_Brief_
Leave out the pictures, and retype only the lines from the beginning of the material through the line that contains "const modes: number[]", including both.
-=-=-
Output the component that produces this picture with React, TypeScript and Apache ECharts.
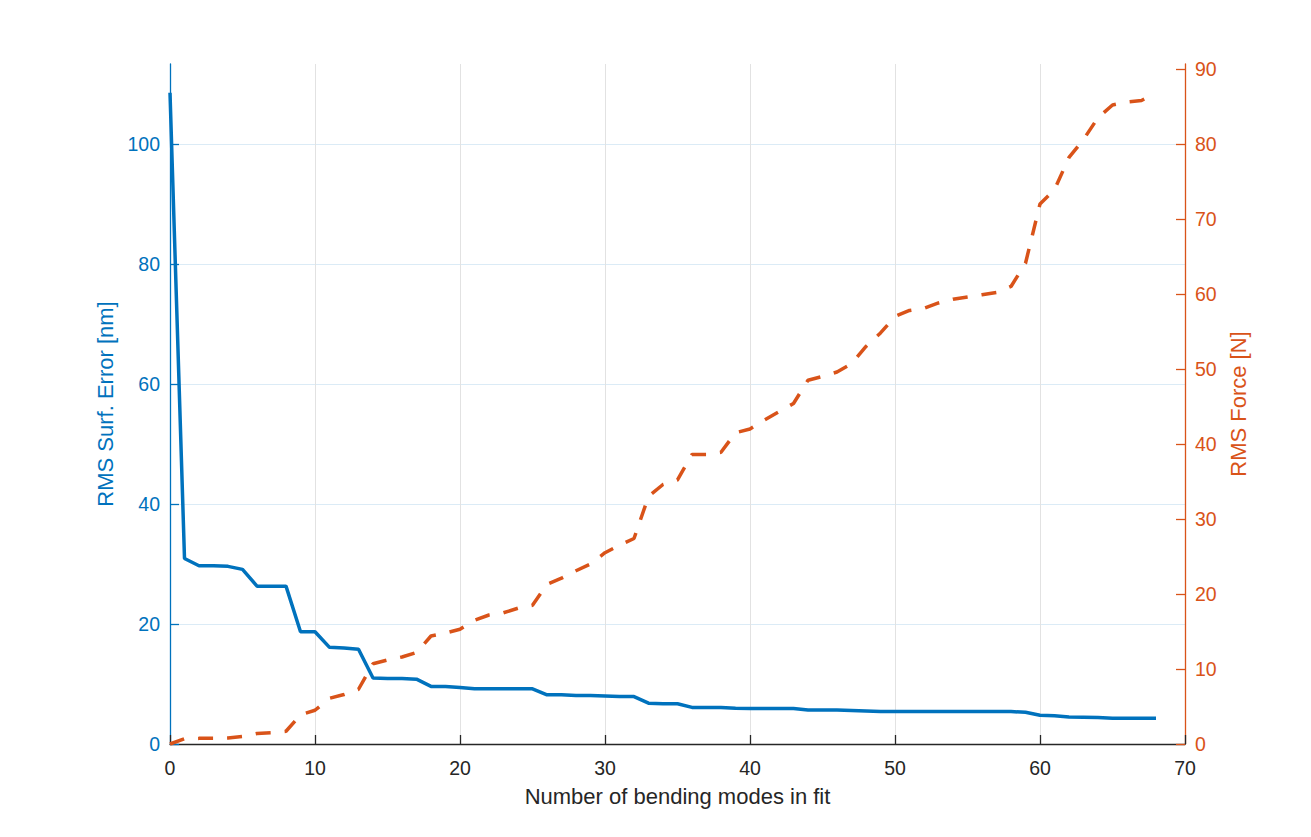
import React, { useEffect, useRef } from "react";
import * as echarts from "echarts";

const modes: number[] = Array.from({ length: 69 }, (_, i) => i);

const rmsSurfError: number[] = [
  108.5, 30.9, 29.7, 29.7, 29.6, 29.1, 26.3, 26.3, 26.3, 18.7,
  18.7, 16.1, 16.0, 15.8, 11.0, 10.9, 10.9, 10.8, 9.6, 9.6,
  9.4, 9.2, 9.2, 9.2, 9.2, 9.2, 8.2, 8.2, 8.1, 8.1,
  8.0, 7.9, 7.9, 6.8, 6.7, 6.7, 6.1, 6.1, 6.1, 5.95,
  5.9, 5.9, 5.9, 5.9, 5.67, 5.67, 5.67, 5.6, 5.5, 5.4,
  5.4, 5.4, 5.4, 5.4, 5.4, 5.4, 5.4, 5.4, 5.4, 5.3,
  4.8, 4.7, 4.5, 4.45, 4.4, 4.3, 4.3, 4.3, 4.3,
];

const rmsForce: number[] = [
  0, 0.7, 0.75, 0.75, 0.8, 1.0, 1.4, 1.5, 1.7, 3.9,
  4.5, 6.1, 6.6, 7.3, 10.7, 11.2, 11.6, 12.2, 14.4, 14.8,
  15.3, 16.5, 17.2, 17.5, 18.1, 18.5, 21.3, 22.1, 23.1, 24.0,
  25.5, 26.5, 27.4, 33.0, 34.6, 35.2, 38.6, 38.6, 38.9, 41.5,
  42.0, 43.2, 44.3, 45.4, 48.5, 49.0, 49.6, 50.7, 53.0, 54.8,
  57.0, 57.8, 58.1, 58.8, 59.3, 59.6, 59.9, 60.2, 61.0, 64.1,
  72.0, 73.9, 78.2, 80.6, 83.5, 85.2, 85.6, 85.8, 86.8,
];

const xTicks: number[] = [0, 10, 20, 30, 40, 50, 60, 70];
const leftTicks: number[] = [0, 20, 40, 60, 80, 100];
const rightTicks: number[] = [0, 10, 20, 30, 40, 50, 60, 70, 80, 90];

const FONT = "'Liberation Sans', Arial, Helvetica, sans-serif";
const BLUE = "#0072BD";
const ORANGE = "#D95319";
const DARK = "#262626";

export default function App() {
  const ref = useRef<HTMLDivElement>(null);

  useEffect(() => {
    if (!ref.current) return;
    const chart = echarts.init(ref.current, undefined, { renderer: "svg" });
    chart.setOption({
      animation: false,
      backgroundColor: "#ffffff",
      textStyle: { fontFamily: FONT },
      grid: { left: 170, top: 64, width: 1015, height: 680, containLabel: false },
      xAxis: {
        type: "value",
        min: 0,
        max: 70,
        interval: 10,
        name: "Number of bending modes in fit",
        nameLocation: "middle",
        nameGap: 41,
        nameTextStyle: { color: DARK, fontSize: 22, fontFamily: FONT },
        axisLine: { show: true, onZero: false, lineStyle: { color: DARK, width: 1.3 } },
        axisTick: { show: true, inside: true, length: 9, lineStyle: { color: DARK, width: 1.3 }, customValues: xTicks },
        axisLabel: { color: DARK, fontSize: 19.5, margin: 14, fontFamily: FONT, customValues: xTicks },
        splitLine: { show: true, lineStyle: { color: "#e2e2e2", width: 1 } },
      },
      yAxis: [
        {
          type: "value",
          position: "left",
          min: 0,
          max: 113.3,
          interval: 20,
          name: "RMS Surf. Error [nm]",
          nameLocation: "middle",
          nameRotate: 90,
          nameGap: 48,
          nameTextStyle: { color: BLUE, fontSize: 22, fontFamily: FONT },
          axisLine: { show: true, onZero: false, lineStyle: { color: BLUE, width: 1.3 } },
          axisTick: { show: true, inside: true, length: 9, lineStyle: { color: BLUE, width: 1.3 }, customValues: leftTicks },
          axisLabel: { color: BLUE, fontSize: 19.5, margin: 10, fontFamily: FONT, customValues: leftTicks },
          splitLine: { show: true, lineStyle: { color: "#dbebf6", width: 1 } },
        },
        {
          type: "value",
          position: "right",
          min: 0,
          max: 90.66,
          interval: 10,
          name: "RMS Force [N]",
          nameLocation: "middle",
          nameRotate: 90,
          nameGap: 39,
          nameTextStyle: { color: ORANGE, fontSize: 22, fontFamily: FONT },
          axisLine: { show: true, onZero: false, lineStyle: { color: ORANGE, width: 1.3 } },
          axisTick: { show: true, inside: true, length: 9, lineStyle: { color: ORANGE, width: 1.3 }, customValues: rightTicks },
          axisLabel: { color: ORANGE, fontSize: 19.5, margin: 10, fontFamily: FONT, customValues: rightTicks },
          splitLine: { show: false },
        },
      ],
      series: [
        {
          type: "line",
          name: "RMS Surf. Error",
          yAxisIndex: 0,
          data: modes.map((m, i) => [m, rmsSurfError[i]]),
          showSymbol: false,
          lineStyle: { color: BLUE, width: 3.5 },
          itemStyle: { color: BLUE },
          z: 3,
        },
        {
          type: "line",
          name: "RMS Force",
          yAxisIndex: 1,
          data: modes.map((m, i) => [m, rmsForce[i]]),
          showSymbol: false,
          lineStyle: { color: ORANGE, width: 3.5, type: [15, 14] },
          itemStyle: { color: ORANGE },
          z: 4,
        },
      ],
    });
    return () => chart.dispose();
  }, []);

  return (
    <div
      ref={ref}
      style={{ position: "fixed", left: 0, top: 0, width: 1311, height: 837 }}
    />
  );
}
-=-=-
_Expected output_
Output the component that produces this picture with React, TypeScript and Apache ECharts.
import React, { useEffect, useRef } from "react";
import * as echarts from "echarts";

const modes: number[] = Array.from({ length: 69 }, (_, i) => i);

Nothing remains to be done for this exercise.